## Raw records
● ● ● ●

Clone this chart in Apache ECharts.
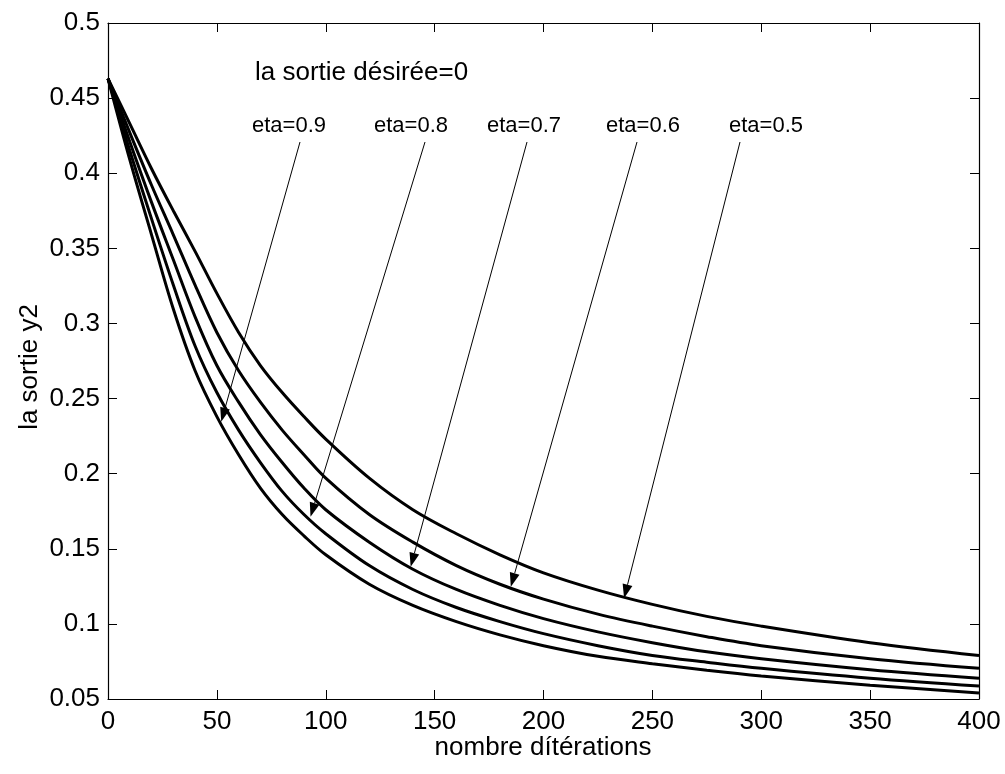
<!DOCTYPE html>
<html><head><meta charset="utf-8">
<script src="https://cdn.jsdelivr.net/npm/echarts@6/dist/echarts.min.js"></script>
<style>html,body{margin:0;padding:0;background:#fff}#c{width:1005px;height:774px}</style>
</head><body><div id="c"></div>
<script>
// ---- data ----
const iterations = [0,10,20,30,40,50,60,70,80,90,100,120,140,160,180,200,225,250,275,300,350,400];
const yEta05 = [0.463,0.433,0.403,0.375,0.348,0.320,0.294,0.272,0.254,0.238,0.223,0.197,0.176,0.160,0.146,0.134,0.1225,0.113,0.105,0.0985,0.0875,0.0790];
const yEta06 = [0.463,0.427,0.392,0.359,0.3255,0.294,0.2685,0.2476,0.229,0.2126,0.197,0.1728,0.1544,0.1388,0.1264,0.1165,0.1065,0.0985,0.0915,0.0855,0.0768,0.0704];
const yEta07 = [0.463,0.421,0.3806,0.3424,0.3044,0.272,0.2476,0.226,0.2074,0.1904,0.176,0.1544,0.1364,0.1229,0.1123,0.1035,0.0947,0.0875,0.0814,0.0768,0.0695,0.0638];
const yEta08 = [0.463,0.415,0.3696,0.3256,0.285,0.254,0.229,0.2074,0.1882,0.1728,0.160,0.1388,0.1229,0.1109,0.1015,0.0935,0.0855,0.0790,0.0745,0.0704,0.0638,0.0586];
const yEta09 = [0.463,0.409,0.359,0.3096,0.2685,0.238,0.2126,0.1904,0.1728,0.1586,0.146,0.1264,0.1123,0.1015,0.0927,0.0855,0.0784,0.0735,0.0691,0.0653,0.0592,0.0540];
const seriesNames = ['eta=0.5','eta=0.6','eta=0.7','eta=0.8','eta=0.9'];
const xTickValues = [0,50,100,150,200,250,300,350,400];
const yTickValues = [0.05,0.1,0.15,0.2,0.25,0.3,0.35,0.4,0.45,0.5];
// annotation labels and the curve points their arrows point at
const annotLabels = ['eta=0.9','eta=0.8','eta=0.7','eta=0.6','eta=0.5'];
const arrowTipIter = [52, 93, 139, 185, 237];
const arrowTipValue = [0.2346, 0.1714, 0.138, 0.1247, 0.117];
const titleText = 'la sortie désirée=0';
const xName = 'nombre dítérations';
const yName = 'la sortie y2';

// ---- layout (pixels) ----
const FONT = "'Liberation Sans', Arial, sans-serif";
const FS = 26;      // tick labels / axis names / title
const FS_ETA = 22;  // eta labels
const gridL = 108, gridR = 26, gridT = 23, gridB = 75;
const labelLeft = [252, 374, 487, 606, 729];
const labelY = 126;
const arrowStartX = [300, 425, 527, 637, 740];
const arrowStartY = 142;

const chart = echarts.init(document.getElementById('c'), null, {renderer: 'canvas'});
const allY = [yEta05, yEta06, yEta07, yEta08, yEta09];
const series = allY.map((ys, i) => ({
  name: seriesNames[i], type: 'line', smooth: 0.35, symbol: 'none',
  lineStyle: {color: '#000', width: 3}, animation: false,
  data: iterations.map((x, j) => [x, ys[j]])
}));

const axisCommon = {
  axisLine: {show: true, onZero: false, lineStyle: {color: '#000', width: 1.2}},
  axisTick: {show: true, inside: true, length: 9, lineStyle: {color: '#000', width: 1}},
  splitLine: {show: false}
};
chart.setOption({
  backgroundColor: '#fff',
  animation: false,
  grid: {left: gridL, right: gridR, top: gridT, bottom: gridB},
  xAxis: [
    Object.assign({type: 'value', min: 0, max: 400, interval: 50, position: 'bottom',
      axisLabel: {color: '#000', fontSize: FS, fontFamily: FONT, margin: 10}}, axisCommon),
    Object.assign({type: 'value', min: 0, max: 400, interval: 50, position: 'top',
      axisLabel: {show: false}}, axisCommon)
  ],
  yAxis: [
    Object.assign({type: 'value', min: 0.05, max: 0.5, interval: 0.05, position: 'left',
      axisLabel: {color: '#000', fontSize: FS, fontFamily: FONT, margin: 8,
        formatter: v => String(+v.toFixed(2))}}, axisCommon),
    Object.assign({type: 'value', min: 0.05, max: 0.5, interval: 0.05, position: 'right',
      axisLabel: {show: false}}, axisCommon)
  ],
  series: series
});

// annotations
const g = [];
g.push({type: 'text', x: 255, y: 73, style: {text: titleText, font: FS + 'px ' + FONT, fill: '#000', align: 'left', verticalAlign: 'middle'}});
g.push({type: 'text', x: 543, y: 748, style: {text: xName, font: FS + 'px ' + FONT, fill: '#000', align: 'center', verticalAlign: 'middle'}});
g.push({type: 'text', x: 30, y: 367, rotation: Math.PI/2, style: {text: yName, font: FS + 'px ' + FONT, fill: '#000', align: 'center', verticalAlign: 'middle'}});
annotLabels.forEach((t, i) => {
  g.push({type: 'text', x: labelLeft[i], y: labelY, style: {text: t, font: FS_ETA + 'px ' + FONT, fill: '#000', align: 'left', verticalAlign: 'middle'}});
  const tip = chart.convertToPixel({gridIndex: 0}, [arrowTipIter[i], arrowTipValue[i]]);
  const sx = arrowStartX[i], sy = arrowStartY;
  const dx = tip[0] - sx, dy = tip[1] - sy, len = Math.hypot(dx, dy);
  const ux = dx/len, uy = dy/len, hl = 14, hw = 5;
  const bx = tip[0] - ux*hl, by = tip[1] - uy*hl;
  g.push({type: 'line', shape: {x1: sx, y1: sy, x2: bx, y2: by}, style: {stroke: '#000', lineWidth: 1}});
  g.push({type: 'polygon', shape: {points: [[tip[0], tip[1]], [bx - uy*hw, by + ux*hw], [bx + uy*hw, by - ux*hw]]}, style: {fill: '#000'}});
});
chart.setOption({graphic: g});
</script></body></html>
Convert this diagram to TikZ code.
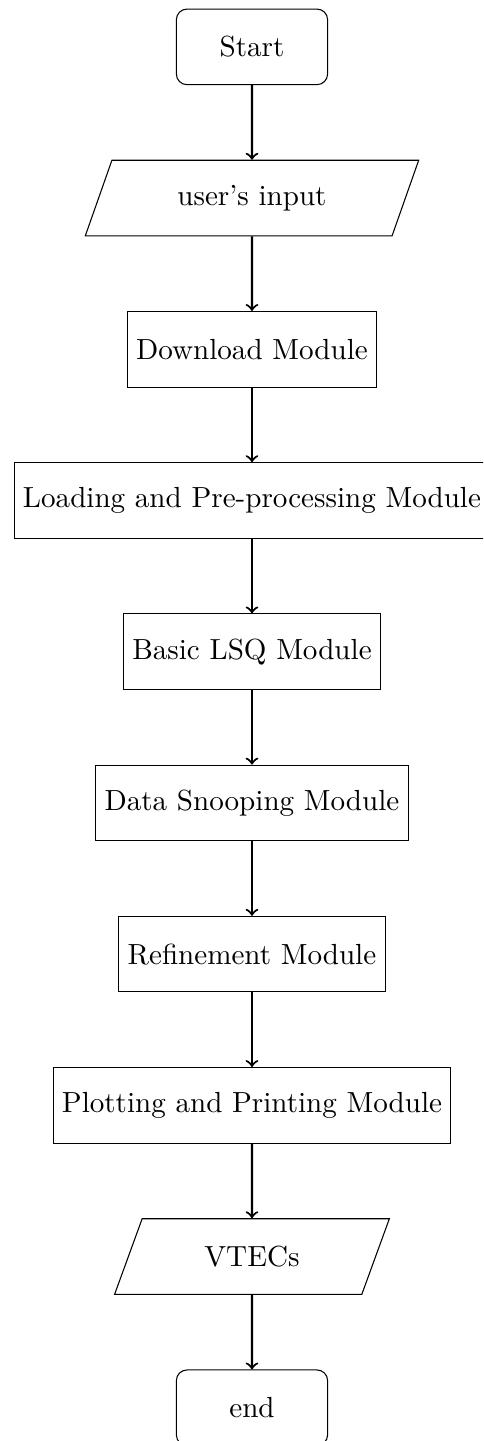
\documentclass[tikz,border=0pt]{standalone}
\usetikzlibrary{shapes.geometric}
\begin{document}
\begin{tikzpicture}[
  font=\fontsize{10.95pt}{13.6pt}\selectfont,
  startstop/.style={draw, rectangle, rounded corners, minimum width=2cm, minimum height=1cm, text centered},
  iobox/.style={draw, trapezium, trapezium left angle=70, trapezium right angle=110, trapezium stretches=true, minimum height=1cm, text centered},
  process/.style={draw, rectangle, minimum width=2cm, minimum height=1cm, text centered},
  arrow/.style={thick, ->}
]
\clip (-3.333,-18.44) rectangle (3.056,0.62);
\node[startstop] (start) at (0,0) {Start};
\node[iobox, minimum width=4.44cm] (in) at (0,-2) {user's input};
\node[process] (dl) at (0,-4) {Download Module};
\node[process] (load) at (0,-6) {Loading and Pre-processing Module};
\node[process] (lsq) at (0,-8) {Basic LSQ Module};
\node[process] (snoop) at (0,-10) {Data Snooping Module};
\node[process] (ref) at (0,-12) {Refinement Module};
\node[process] (plot) at (0,-14) {Plotting and Printing Module};
\node[iobox, minimum width=3.64cm] (vtec) at (0,-16) {VTECs};
\node[startstop] (stop) at (0,-18) {end};
\draw[arrow] (start) -- (in);
\draw[arrow] (in) -- (dl);
\draw[arrow] (dl) -- (load);
\draw[arrow] (load) -- (lsq);
\draw[arrow] (lsq) -- (snoop);
\draw[arrow] (snoop) -- (ref);
\draw[arrow] (ref) -- (plot);
\draw[arrow] (plot) -- (vtec);
\draw[arrow] (vtec) -- (stop);
\end{tikzpicture}
\end{document}
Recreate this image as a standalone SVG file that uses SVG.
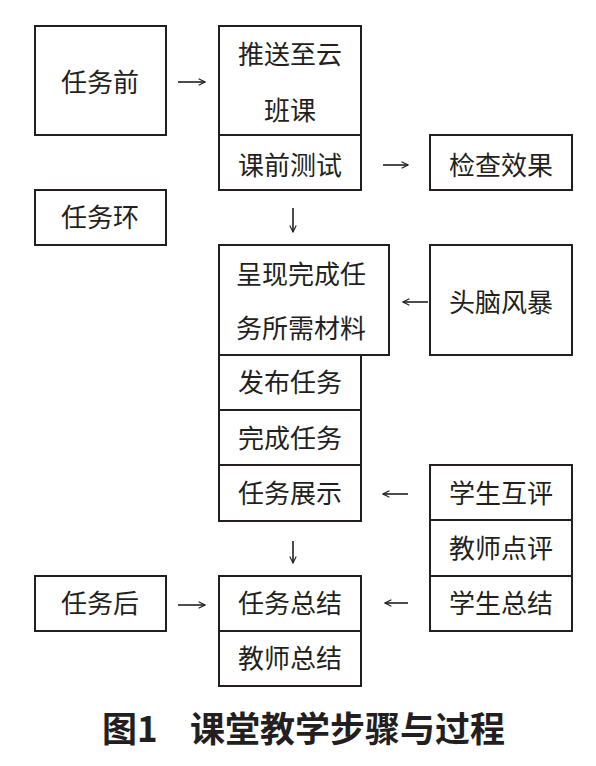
<svg xmlns="http://www.w3.org/2000/svg" width="596" height="766" viewBox="0 0 596 766">
<defs>
<style>
.b{fill:#fff;stroke:#231f20;stroke-width:2}
.t{font-family:"Noto Sans CJK SC","Noto Sans",sans-serif;font-size:26px;fill:#231f20;text-anchor:middle}
.c{stroke:#231f20;stroke-width:1.6;fill:none}
.ttl{font-family:"Noto Sans CJK SC","Noto Sans",sans-serif;font-size:35px;font-weight:bold;fill:#231f20}
</style>
<marker id="ah" viewBox="0 0 10 10" refX="9" refY="5" markerWidth="8" markerHeight="8" markerUnits="userSpaceOnUse" orient="auto">
<path d="M1,1 L9,5 L1,9" fill="none" stroke="#231f20" stroke-width="1.4"/>
</marker>
</defs>
<rect width="596" height="766" fill="#fff"/>

<g id="before">
<rect class="b" x="35" y="26" width="131" height="109"/>
<text class="t" x="100" y="92">任务前</text>
</g>
<g id="push">
<rect class="b" x="219" y="26" width="142" height="109"/>
<text class="t" x="290" y="64">推送至云</text>
<text class="t" x="290" y="120">班课</text>
</g>
<g id="pretest">
<rect class="b" x="219" y="135" width="142" height="55"/>
<text class="t" x="290" y="175">课前测试</text>
</g>
<g id="check">
<rect class="b" x="430" y="135" width="142" height="55"/>
<text class="t" x="501" y="175">检查效果</text>
</g>
<g id="ring">
<rect class="b" x="35" y="190" width="131" height="55"/>
<text class="t" x="100" y="227">任务环</text>
</g>
<g id="present">
<rect class="b" x="219" y="245" width="170" height="110"/>
<text class="t" x="301" y="284">呈现完成任</text>
<text class="t" x="301" y="338">务所需材料</text>
</g>
<g id="brain">
<rect class="b" x="430" y="245" width="142" height="110"/>
<text class="t" x="501" y="312">头脑风暴</text>
</g>
<g id="publish">
<rect class="b" x="219" y="355" width="142" height="55"/>
<text class="t" x="290" y="392">发布任务</text>
</g>
<g id="complete">
<rect class="b" x="219" y="410" width="142" height="55"/>
<text class="t" x="290" y="448">完成任务</text>
</g>
<g id="show">
<rect class="b" x="219" y="465" width="142" height="56"/>
<text class="t" x="290" y="503">任务展示</text>
</g>
<g id="peer">
<rect class="b" x="430" y="465" width="142" height="55"/>
<text class="t" x="501" y="503">学生互评</text>
</g>
<g id="teacher-review">
<rect class="b" x="430" y="520" width="142" height="56"/>
<text class="t" x="501" y="558">教师点评</text>
</g>
<g id="student-sum">
<rect class="b" x="430" y="576" width="142" height="55"/>
<text class="t" x="501" y="613">学生总结</text>
</g>
<g id="after">
<rect class="b" x="35" y="576" width="131" height="55"/>
<text class="t" x="100" y="613">任务后</text>
</g>
<g id="task-sum">
<rect class="b" x="219" y="576" width="142" height="55"/>
<text class="t" x="290" y="613">任务总结</text>
</g>
<g id="teacher-sum">
<rect class="b" x="219" y="631" width="142" height="55"/>
<text class="t" x="290" y="668">教师总结</text>
</g>

<g id="connectors">
<path class="c" d="M178,82 H205" marker-end="url(#ah)"/>
<path class="c" d="M383,165 H408" marker-end="url(#ah)"/>
<path class="c" d="M293,208 V232" marker-end="url(#ah)"/>
<path class="c" d="M428,302 H403" marker-end="url(#ah)"/>
<path class="c" d="M408,494 H383" marker-end="url(#ah)"/>
<path class="c" d="M293,541 V563" marker-end="url(#ah)"/>
<path class="c" d="M178,605 H205" marker-end="url(#ah)"/>
<path class="c" d="M408,603 H385" marker-end="url(#ah)"/>
</g>

<text class="ttl" y="742"><tspan x="102">图1</tspan><tspan x="190">课堂教学步骤与过程</tspan></text>
</svg>
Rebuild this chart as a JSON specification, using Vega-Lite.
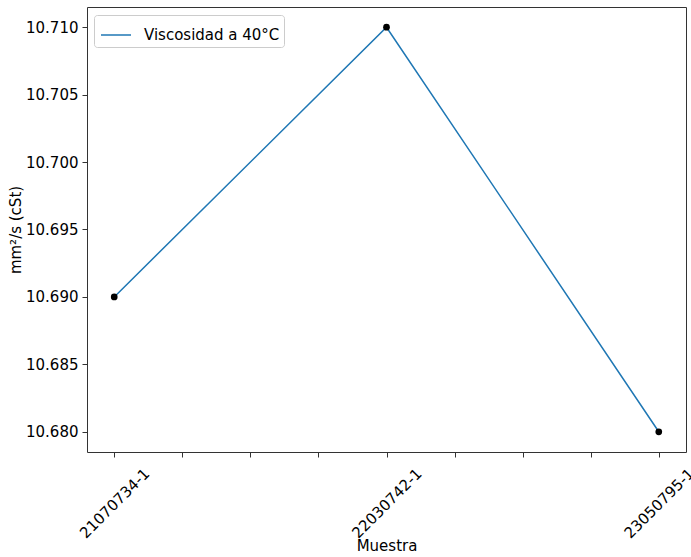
{
  "$schema": "https://vega.github.io/schema/vega-lite/v6.json",
  "width": 599,
  "height": 445,
  "autosize": "none",
  "padding": {"left": 87, "top": 7, "right": 5, "bottom": 105},
  "background": "white",
  "config": {
    "font": "DejaVu Sans",
    "view": {"stroke": "#333", "strokeWidth": 1},
    "axis": {
      "grid": false,
      "domain": false,
      "tickColor": "#333",
      "tickSize": 5,
      "labelFont": "DejaVu Sans",
      "titleFont": "DejaVu Sans",
      "labelFontSize": 15,
      "titleFontSize": 15,
      "labelColor": "#000",
      "titleColor": "#000",
      "titleFontWeight": "normal"
    }
  },
  "data": {
    "values": [
      {"idx": 0, "muestra": "21070734-1", "visc": 10.69, "serie": "Viscosidad a 40°C"},
      {"idx": 1, "muestra": "22030742-1", "visc": 10.71, "serie": "Viscosidad a 40°C"},
      {"idx": 2, "muestra": "23050795-1", "visc": 10.68, "serie": "Viscosidad a 40°C"}
    ]
  },
  "encoding": {
    "x": {
      "field": "idx",
      "type": "quantitative",
      "scale": {"domain": [-0.1, 2.1], "nice": false, "zero": false},
      "axis": {
        "title": "Muestra",
        "values": [0, 0.25, 0.5, 0.75, 1, 1.25, 1.5, 1.75, 2],
        "labelExpr": "datum.value == 0 ? '21070734-1' : datum.value == 1 ? '22030742-1' : datum.value == 2 ? '23050795-1' : ''",
        "labelAngle": -45,
        "labelAlign": "center",
        "labelBaseline": "middle",
        "labelPadding": 46,
        "titlePadding": -2,
        "labelOverlap": false,
        "labelFlush": false
      }
    },
    "y": {
      "field": "visc",
      "type": "quantitative",
      "scale": {"domain": [10.6785, 10.7115], "nice": false, "zero": false},
      "axis": {
        "title": "mm²/s (cSt)",
        "values": [10.68, 10.685, 10.69, 10.695, 10.7, 10.705, 10.71],
        "format": ".3f",
        "labelPadding": 4,
        "titlePadding": 2
      }
    }
  },
  "layer": [
    {
      "mark": {"type": "line", "strokeWidth": 1.5},
      "encoding": {
        "color": {
          "field": "serie",
          "type": "nominal",
          "scale": {"range": ["#1f77b4"]},
          "legend": {
            "title": null,
            "orient": "none",
            "legendX": 7,
            "legendY": 8,
            "symbolType": "M-1,0H1",
            "symbolSize": 900,
            "symbolStrokeWidth": 1.5,
            "labelFontSize": 15,
            "labelFont": "DejaVu Sans",
            "labelColor": "#000",
            "strokeColor": "#ccc",
            "fillColor": "white",
            "cornerRadius": 3,
            "padding": 4,
            "labelOffset": 12,
            "symbolOffset": 2
          }
        }
      }
    },
    {
      "mark": {"type": "point", "filled": true, "color": "black", "opacity": 1, "size": 45}
    }
  ]
}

● ● ● ●

## BRIEF
Determine how many of the lines above hold the word "this", and output that number by itself.

## TASK ANSWER
4